Police Unearth Landscaping-Tool Theft Ring : Crime: Detectives find lawn mowers, edgers and other equipment stashed in a garage. Suspects are being sought.
It started as the routine recovery of a stolen truck, but when police stepped into the back yard of the house in Canoga Park, they found a garage stockpiled with lawn mowers, edgers and other equipment believed to be stolen from landscapers.
On Friday, as they were still sorting through all the equipment, detectives said they had broken up a ring they believed preyed on professional landscapers by following them home from jobs and stealing their trucks and equipment as they slept. Police called it a particularly cruel property crime.
“This kind of crime wipes them out,” Detective Robert Graybill said of the victimized landscapers. “Most of the people who do this for a living are not high-income people. They are out every day working from dawn to dusk. And this totally destroys them. They can’t get jobs without equipment.”
No arrests were made but police said they had identified three suspects Friday.
Police credited a landscaper who spent 15 hours looking for his stolen truck and by chance came across it late Thursday.
Antonio Olmos, 36, of Van Nuys woke up Thursday and found his Toyota pickup, along with the equipment he used for his landscaping business, missing from his driveway, according to police. He reported the theft, but with no way of working, he joined the search for his property.
“This was his entire business and livelihood taken from him,” Graybill said. “He went looking for it all day long.”

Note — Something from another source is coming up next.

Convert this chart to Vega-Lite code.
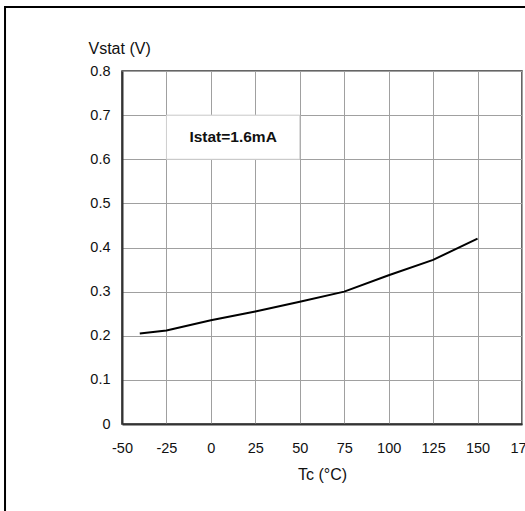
{
  "$schema": "https://vega.github.io/schema/vega-lite/v6.json",
  "autosize": "none",
  "width": 400,
  "height": 353,
  "padding": {"left": 122, "top": 71, "right": 3, "bottom": 87},
  "background": "white",
  "config": {
    "view": {"stroke": "#333333", "strokeWidth": 1.5},
    "font": "Liberation Sans",
    "axis": {
      "labelFont": "Liberation Sans",
      "labelFontSize": 14.5,
      "labelColor": "#111111",
      "titleFont": "Liberation Sans",
      "titleFontSize": 16,
      "titleFontWeight": "normal",
      "titleColor": "#111111",
      "gridColor": "#a0a0a0",
      "gridWidth": 1,
      "gridOpacity": 1,
      "domainColor": "#333333",
      "domainWidth": 2,
      "ticks": false,
      "labelAngle": 0
    }
  },
  "datasets": {
    "curve": [
      {"T": -40, "V": 0.205},
      {"T": -25, "V": 0.212},
      {"T": 0, "V": 0.235},
      {"T": 25, "V": 0.255},
      {"T": 50, "V": 0.277},
      {"T": 75, "V": 0.3},
      {"T": 100, "V": 0.337},
      {"T": 125, "V": 0.372},
      {"T": 150, "V": 0.42}
    ],
    "box": [{"T": -25, "T2": 50, "V": 0.6, "V2": 0.7, "label": "Istat=1.6mA", "Tm": 12.5, "Vm": 0.65}],
    "frame": [{"T": -115.8, "T2": 215, "V": -0.35, "V2": 0.945}]
  },
  "layer": [
    {
      "data": {"name": "curve"},
      "mark": {"type": "line", "color": "black", "strokeWidth": 2},
      "encoding": {
        "x": {
          "field": "T", "type": "quantitative",
          "scale": {"domain": [-50, 175], "nice": false, "zero": false},
          "axis": {
            "title": "Tc (°C)",
            "values": [-50, -25, 0, 25, 50, 75, 100, 125, 150, 175],
            "labelExpr": "datum.value < 0 ? '-' + abs(datum.value) : '' + datum.value",
            "labelPadding": 17,
            "titlePadding": 12,
            "labelFlush": false,
            "labelOverlap": false
          }
        },
        "y": {
          "field": "V", "type": "quantitative",
          "scale": {"domain": [0, 0.8], "nice": false, "zero": false},
          "axis": {
            "title": "Vstat (V)",
            "values": [0, 0.1, 0.2, 0.3, 0.4, 0.5, 0.6, 0.7, 0.8],
            "format": ".1~f",
            "labelPadding": 12,
            "titleAngle": 0,
            "titleAlign": "left",
            "titleBaseline": "middle",
            "titleX": -34,
            "titleY": -23,
            "labelFlush": false,
            "labelOverlap": false
          }
        }
      }
    },
    {
      "data": {"name": "box"},
      "mark": {"type": "rect", "fill": "white", "stroke": "#d0d0d0", "strokeWidth": 1},
      "encoding": {
        "x": {"field": "T", "type": "quantitative"},
        "x2": {"field": "T2"},
        "y": {"field": "V", "type": "quantitative"},
        "y2": {"field": "V2"}
      }
    },
    {
      "data": {"name": "box"},
      "mark": {"type": "text", "fontWeight": "bold", "fontSize": 15.5, "font": "Liberation Sans", "align": "center", "baseline": "middle", "color": "#111111"},
      "encoding": {
        "x": {"field": "Tm", "type": "quantitative"},
        "y": {"field": "Vm", "type": "quantitative"},
        "text": {"field": "label"}
      }
    },
    {
      "data": {"name": "frame"},
      "mark": {"type": "rect", "fill": null, "fillOpacity": 0, "stroke": "black", "strokeWidth": 2, "clip": false},
      "encoding": {
        "x": {"field": "T", "type": "quantitative"},
        "x2": {"field": "T2"},
        "y": {"field": "V", "type": "quantitative"},
        "y2": {"field": "V2"}
      }
    }
  ]
}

About 10:30 p.m. Olmos drove down the 6900 block of Alabama Avenue and saw his truck parked next to a house, Graybill said. He called police, but when a patrol car turned on to the street, three men ran from the house and got away.
Auto theft detectives found the pickup had been partially stripped of parts. Graybill said he thought he might find a “chop shop”--a stolen vehicle stripping operation--in the back-yard garage, but instead found lawn maintenance equipment.
Graybill said there were 29 major pieces of equipment valued at more than $20,000 and several smaller items. He said investigators believe the suspects were preying on landscapers, probably following them home from jobs.